AHmet Dönmez, yazı dizisinde, ”Peki bütün bunları neden anlatıyorum? Konumuzla, yani Cemaat’in 15 Temmuz’a sürüklenmesi ile bunun ne alakası var?” sorosonu yönelterek, şu açıklamaları yaptı:
”Çok ilgisi var; çünkü mali gücün verdiği imkânlar ve bu kasayı daha da büyütme hırsı, işleri rayından çıkaran hususlardan bir tanesi. Zamanla Mustafa Özcan ve adamları, gelir getirecek her türlü parlak projeye veya şirkete ilgi duyar hale geldi. Agresif bir şekilde piyasa yoklaması yapıyor ve zor durumda olup da kâr getirecek şirketler için devreye giriyorlardı.

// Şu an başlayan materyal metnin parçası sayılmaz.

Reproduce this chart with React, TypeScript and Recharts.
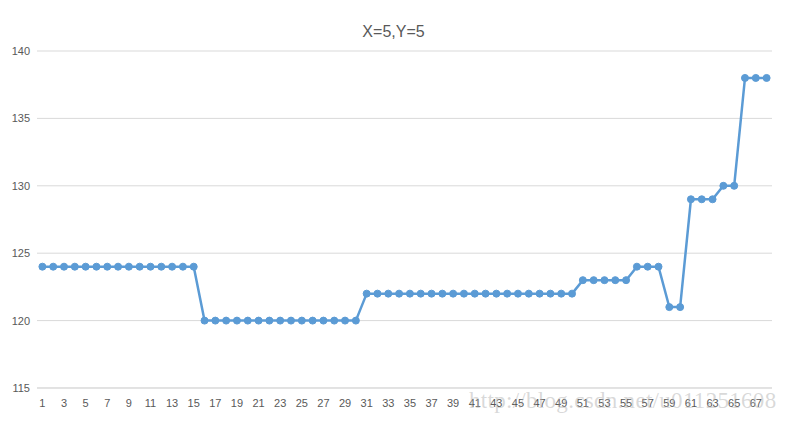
import { CartesianGrid, Line, LineChart, XAxis, YAxis } from 'recharts';

const categories = Array.from({ length: 68 }, (_, i) => String(i + 1));

const values = [
  124, 124, 124, 124, 124, 124, 124, 124, 124, 124, 124, 124, 124, 124, 124,
  120, 120, 120, 120, 120, 120, 120, 120, 120, 120, 120, 120, 120, 120, 120,
  122, 122, 122, 122, 122, 122, 122, 122, 122, 122, 122, 122, 122, 122, 122, 122, 122, 122, 122, 122,
  123, 123, 123, 123, 123,
  124, 124, 124,
  121, 121,
  129, 129, 129,
  130, 130,
  138, 138, 138,
];

const yTicks = [115, 120, 125, 130, 135, 140];

const data = categories.map((c, i) => ({ name: c, value: values[i] }));

const FONT = '"Liberation Sans", Arial, sans-serif';
const TEXT = '#595959';

export default function App() {
  return (
    <div
      style={{
        position: 'relative',
        width: 785,
        height: 420,
        border: '1px solid #d9d9d9',
        background: '#fff',
        margin: -8,
        fontFamily: FONT,
      }}
    >
      <div
        style={{
          position: 'absolute',
          top: 22,
          left: 0,
          width: '100%',
          textAlign: 'center',
          fontSize: 16,
          color: TEXT,
        }}
      >
        X=5,Y=5
      </div>
      <LineChart width={785} height={420} data={data} margin={{ top: 50, right: 14, bottom: 2, left: 0 }}>
        <CartesianGrid vertical={false} stroke="#d9d9d9" />
        <XAxis
          dataKey="name"
          interval={1}
          height={31}
          padding={{ left: 5.4, right: 5.4 }}
          tickLine={false}
          axisLine={{ stroke: '#d9d9d9' }}
          tick={{ fill: TEXT, fontSize: 11, fontFamily: FONT }}
          tickMargin={5}
        />
        <YAxis
          width={36}
          domain={[115, 140]}
          ticks={yTicks}
          axisLine={false}
          tickLine={false}
          tickSize={0}
          tickMargin={7}
          tick={{ fill: TEXT, fontSize: 11, fontFamily: FONT }}
        />
        <Line
          type="linear"
          dataKey="value"
          stroke="#5b9bd5"
          strokeWidth={2.5}
          dot={{ r: 3.5, fill: '#5b9bd5', stroke: '#5b9bd5', strokeWidth: 1 }}
          isAnimationActive={false}
        />
      </LineChart>
      <div
        style={{
          position: 'absolute',
          left: 468,
          top: 387,
          fontFamily: '"Liberation Serif", serif',
          fontSize: 23,
          letterSpacing: 0.3,
          color: 'rgba(170,170,170,0.45)',
          whiteSpace: 'nowrap',
        }}
      >
        http://blog.csdn.net/u011251608
      </div>
    </div>
  );
}
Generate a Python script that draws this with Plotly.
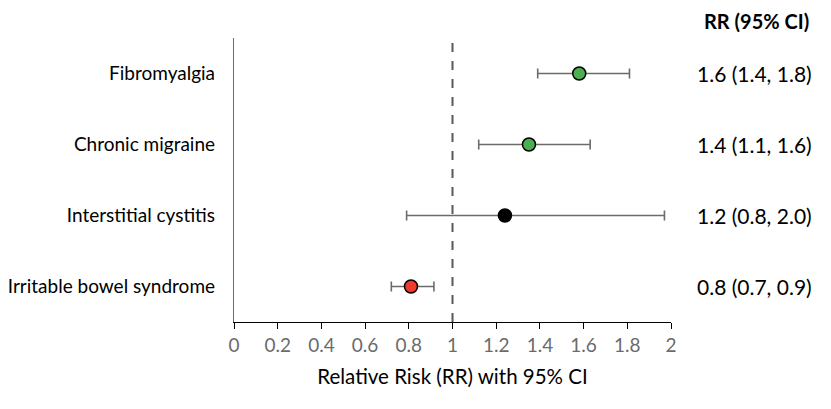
import plotly.graph_objects as go

categories = ["Fibromyalgia", "Chronic migraine", "Interstitial cystitis", "Irritable bowel syndrome"]
rr = [1.58, 1.35, 1.24, 0.81]
ci_low = [1.39, 1.12, 0.79, 0.72]
ci_high = [1.81, 1.63, 1.97, 0.915]
labels = ["1.6 (1.4, 1.8)", "1.4 (1.1, 1.6)", "1.2 (0.8, 2.0)", "0.8 (0.7, 0.9)"]
colors = ["#4CAF50", "#4CAF50", "#000000", "#EE3B2B"]
x_ticks = [0, 0.2, 0.4, 0.6, 0.8, 1, 1.2, 1.4, 1.6, 1.8, 2]
x_tick_text = ["0", "0.2", "0.4", "0.6", "0.8", "1", "1.2", "1.4", "1.6", "1.8", "2"]

FONT = "Lato, 'Open Sans', sans-serif"

fig = go.Figure()
fig.add_trace(go.Scatter(
    x=rr, y=categories, mode="markers",
    marker=dict(size=13, color=colors, line=dict(color="#000000", width=1.5)),
    error_x=dict(type="data", symmetric=False,
                 array=[h - v for h, v in zip(ci_high, rr)],
                 arrayminus=[v - l for v, l in zip(rr, ci_low)],
                 color="#6b6b6b", thickness=1.6, width=5),
    showlegend=False, hoverinfo="skip"))

fig.add_shape(type="line", xref="x", yref="paper", x0=1, x1=1, y0=0, y1=1,
              line=dict(color="#595959", width=2, dash="dash"), layer="below")

for c, t in zip(categories, labels):
    fig.add_annotation(x=1.192, xref="paper", y=c, yref="y", text=t, showarrow=False,
                       xanchor="center", font=dict(size=21, color="#000000", family=FONT))
fig.add_annotation(x=1.195, xref="paper", y=1.06, yref="paper", text="<b>RR (95% CI)</b>",
                   showarrow=False, xanchor="center", yanchor="middle",
                   font=dict(size=20, color="#000000", family=FONT))

fig.update_layout(
    width=831, height=409,
    margin=dict(l=234, r=160, t=38, b=87),
    paper_bgcolor="white", plot_bgcolor="white",
    font=dict(family=FONT, size=19, color="#000000"),
    xaxis=dict(range=[0, 2], tickvals=x_ticks, ticktext=x_tick_text,
               showgrid=False, zeroline=False, showline=True, linecolor="#000000", linewidth=1.3,
               ticks="outside", ticklen=6, tickcolor="#000000", tickwidth=1.3,
               tickfont=dict(size=19, color="#6b6b6b", family=FONT),
               title=dict(text="Relative Risk (RR) with 95% CI", standoff=14,
                          font=dict(size=20.5, color="#000000", family=FONT)),
               automargin=False),
    yaxis=dict(type="category", categoryorder="array", categoryarray=categories[::-1],
               range=[-0.5, 3.5], showgrid=False, zeroline=False, showline=True,
               linecolor="#6b6b6b", linewidth=1.3, ticks="", ticklabelstandoff=14,
               tickfont=dict(size=19, color="#000000", family=FONT), automargin=False),
)

fig.write_html("out.html")
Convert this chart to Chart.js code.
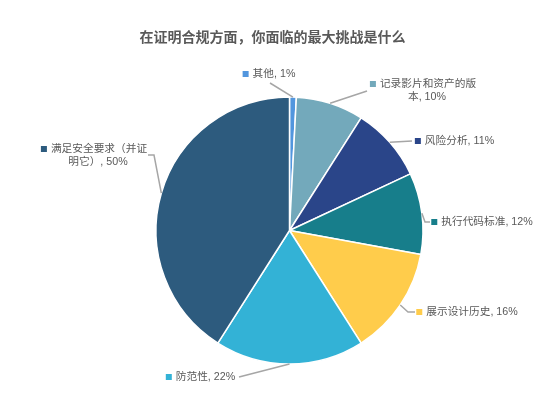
<!DOCTYPE html>
<html>
<head>
<meta charset="utf-8">
<script src="https://cdn.jsdelivr.net/npm/chart.js@4.4.1/dist/chart.umd.min.js"></script>
<style>
  html, body { margin: 0; padding: 0; background: #fff; }
  #wrap { width: 557px; height: 415px; }
</style>
</head>
<body>
<div id="wrap"><canvas id="pieChart"></canvas></div>
<script>
const chartTitle = "在证明合规方面，你面临的最大挑战是什么";
const categories = ["其他", "记录影片和资产的版本", "风险分析", "执行代码标准", "展示设计历史", "防范性", "满足安全要求（并证明它）"];
const percentages = [1, 10, 11, 12, 16, 22, 50];
const sliceColors = ["#5296DE", "#73A9BB", "#2A4589", "#177E8B", "#FFCC4B", "#33B2D6", "#2D5B7E"];

// label box centre + leader path, offsets from the pie centre (px)
const labelSpots = [
  { cx: -20.5, cy: -156.5, path: [[-19.5, -147.5]] },
  { cx: 133.5, cy: -146.5, path: [[77.5, -139.5]] },
  { cx: 165, cy: -89.5, path: [[122.5, -89.5]] },
  { cx: 192.5, cy: -8.5, path: [[135.5, -8.5], [140.5, -8.5]] },
  { cx: 177.5, cy: 81.5, path: [[118.5, 81.5], [125.5, 81.5]] },
  { cx: -89, cy: 146.5, path: [[-50.5, 146.5]] },
  { cx: -195.5, cy: -81.5, path: [[-135.5, -75.5], [-141.5, -75.5]] }
];

const textColor = "#595959";
const labelFont = "10.7px 'Liberation Sans', 'Noto Sans CJK SC', sans-serif";

function labelLines(i) {
  const name = categories[i];
  const full = name + ", " + percentages[i] + "%";
  if (name.length > 9) return [full.slice(0, 9), full.slice(9)];
  return [full];
}

const pieLabels = {
  id: "pieLabels",
  afterDatasetsDraw(chart) {
    const ctx = chart.ctx;
    const arcs = chart.getDatasetMeta(0).data;
    ctx.save();

    // title
    ctx.fillStyle = textColor;
    ctx.font = "bold 14px 'Noto Sans CJK SC', sans-serif";
    ctx.textAlign = "center";
    ctx.textBaseline = "middle";
    ctx.fillText(chartTitle, 272.5, 37);

    arcs.forEach((arc, i) => {
      const spot = labelSpots[i];
      const mid = (arc.startAngle + arc.endAngle) / 2;
      const r = arc.outerRadius;
      // leader line
      ctx.strokeStyle = "#A6A6A6";
      ctx.lineWidth = 1.5;
      ctx.beginPath();
      ctx.moveTo(arc.x + Math.cos(mid) * r, arc.y + Math.sin(mid) * r);
      spot.path.forEach(p => ctx.lineTo(arc.x + p[0], arc.y + p[1]));
      ctx.stroke();

      // label text
      ctx.font = labelFont;
      ctx.textBaseline = "middle";
      ctx.textAlign = "left";
      const lines = labelLines(i);
      const marker = 6, gap = 4;
      const cx = arc.x + spot.cx;
      let y = arc.y + spot.cy;
      lines.forEach((line, k) => {
        const w = ctx.measureText(line).width;
        if (k === 0) {
          const total = marker + gap + w;
          const left = cx - total / 2;
          ctx.fillStyle = sliceColors[i];
          ctx.fillRect(left, y - marker / 2, marker, marker);
          ctx.fillStyle = textColor;
          ctx.fillText(line, left + marker + gap, y);
        } else {
          ctx.fillStyle = textColor;
          ctx.fillText(line, cx - w / 2 + 4, y);
        }
        y += 13.5;
      });
    });
    ctx.restore();
  }
};

new Chart("pieChart", {
  type: "pie",
  data: {
    labels: categories,
    datasets: [{
      data: percentages,
      backgroundColor: sliceColors,
      borderColor: "#FFFFFF",
      borderWidth: 1.5
    }]
  },
  options: {
    responsive: true,
    maintainAspectRatio: false,
    animation: false,
    events: [],
    radius: 133.5,
    layout: { padding: { left: 140, right: 118, top: 80, bottom: 34 } },
    plugins: {
      legend: { display: false },
      tooltip: { enabled: false },
      title: { display: false }
    }
  },
  plugins: [pieLabels]
});
</script>
</body>
</html>
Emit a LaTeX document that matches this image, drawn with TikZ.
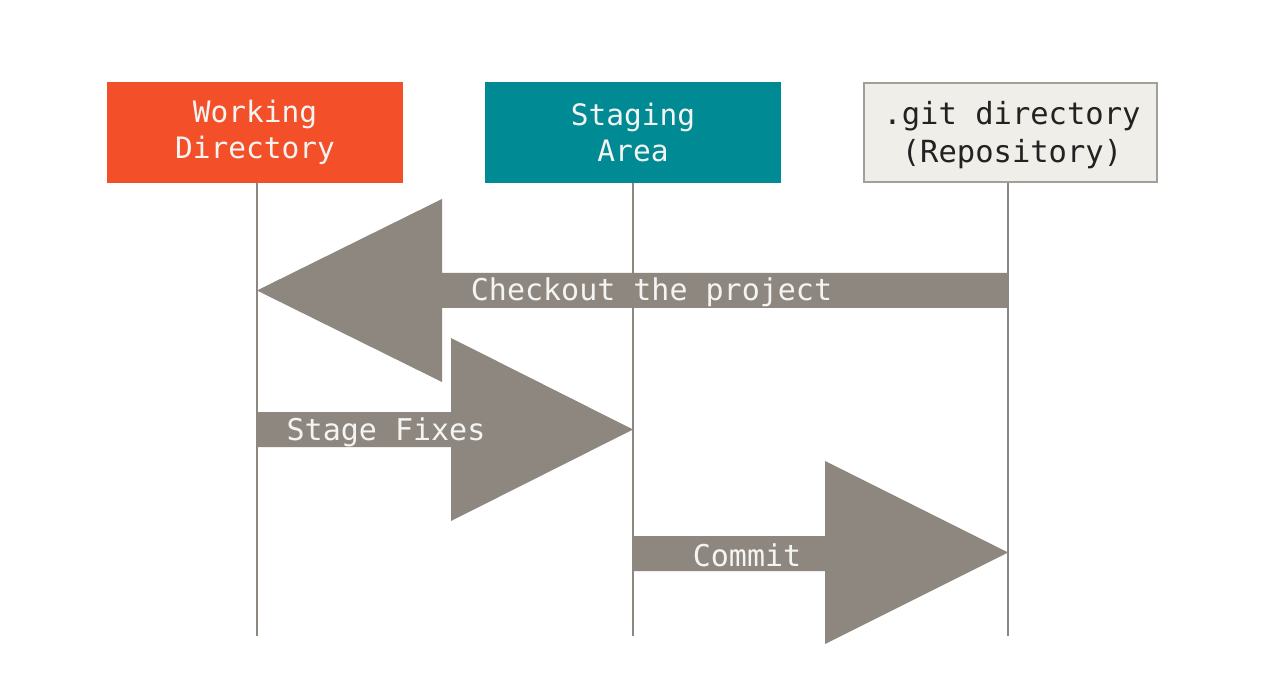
\documentclass[tikz,border=0pt]{standalone}
\usepackage{fontspec}
\newfontfamily\diagfont{DejaVu Sans Mono}
\definecolor{wdorange}{HTML}{F34F29}
\definecolor{stteal}{HTML}{008A93}
\definecolor{gitbg}{HTML}{EFEEE9}
\definecolor{gitborder}{HTML}{A29F9A}
\definecolor{arrgray}{HTML}{8D877F}
\definecolor{lighttext}{HTML}{F4F4F2}
\definecolor{darktext}{HTML}{222222}
\begin{document}
\begin{tikzpicture}[x=1pt,y=-1pt,
  areabox/.style={minimum width=296pt,minimum height=101pt,inner sep=0pt,align=center,
    font=\diagfont\fontsize{29.5pt}{36pt}\selectfont},
  lifeline/.style={draw=arrgray,line width=2.4pt},
  bigarrow/.style={fill=arrgray},
  arrlabel/.style={text=lighttext,inner sep=0pt,font=\diagfont\fontsize{30pt}{36pt}\selectfont}]
\useasboundingbox (0,0) rectangle (1269,676);
\fill[white] (0,0) rectangle (1269,676);
% boxes
\node[areabox,fill=wdorange,text=lighttext] (wd) at (255,132.5) {Working\\Directory};
\node[areabox,fill=stteal,text=lighttext] (sa) at (633,132.5) {Staging\\Area};
\node[areabox,fill=gitbg,draw=gitborder,line width=2.5pt,minimum width=293pt,minimum height=99pt] (git) at (1010.5,132.5) {};
\node[align=center,inner sep=0pt,text=darktext,font=\diagfont\fontsize{30.5pt}{38pt}\selectfont] (gittext) at (1012,135.5) {.git directory\\(Repository)};
% lifeline ends
\coordinate (wdend) at (257,636);
\coordinate (saend) at (633,636);
\coordinate (gitend) at (1008,636);
\draw[lifeline] (wd.south -| wdend) -- (wdend);
\draw[lifeline] (sa.south -| saend) -- (saend);
\draw[lifeline] (git.south -| gitend) -- (gitend);
% Checkout arrow
\fill[bigarrow] (1008,273) -- (442,273) -- (442,199) -- (257,290.5) -- (442,382) -- (442,308) -- (1008,308) -- cycle;
\node[arrlabel] (checkout) at (651.5,292.5) {Checkout the project};
% Stage Fixes arrow
\fill[bigarrow] (257,412) -- (451,412) -- (451,338) -- (633,429.5) -- (451,521) -- (451,447) -- (257,447) -- cycle;
\node[arrlabel] (stage) at (386,432.5) {Stage Fixes};
% Commit arrow
\fill[bigarrow] (633,536) -- (825,536) -- (825,461) -- (1008,552.5) -- (825,644) -- (825,571) -- (633,571) -- cycle;
\node[arrlabel] (commit) at (747,555.5) {Commit};
\end{tikzpicture}
\end{document}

Bunlardan bazıları, 15 Temmuz’a giden süreçte çok anahtar rol oynayacaktı. Detaylarına ilerleyen bölümlerde gireceğiz. İlerleyen her bölümde bunu daha net göreceksiniz. Zaten bütün bu para ilişkilerinden bahsetme gerekçem de bu. Bazı hususi birim imamları da şirketler kurmaya, kendi sorumlu oldukları kurumlardan büyük devlet ihaleleri almaya, lüks arabalara binmeye başlıyor. Bu da ‘devlet’ ile Cemaat içinden bazı kişiler arasında geçirgenlikler oluşmasına yol açıyor. O açılan kanal veya köprülerden kimlerin geçmeye başladığını da resmedeceğim. Bunlar, 15 Temmuz’a giden sürecin en önemli ayakları arasında.”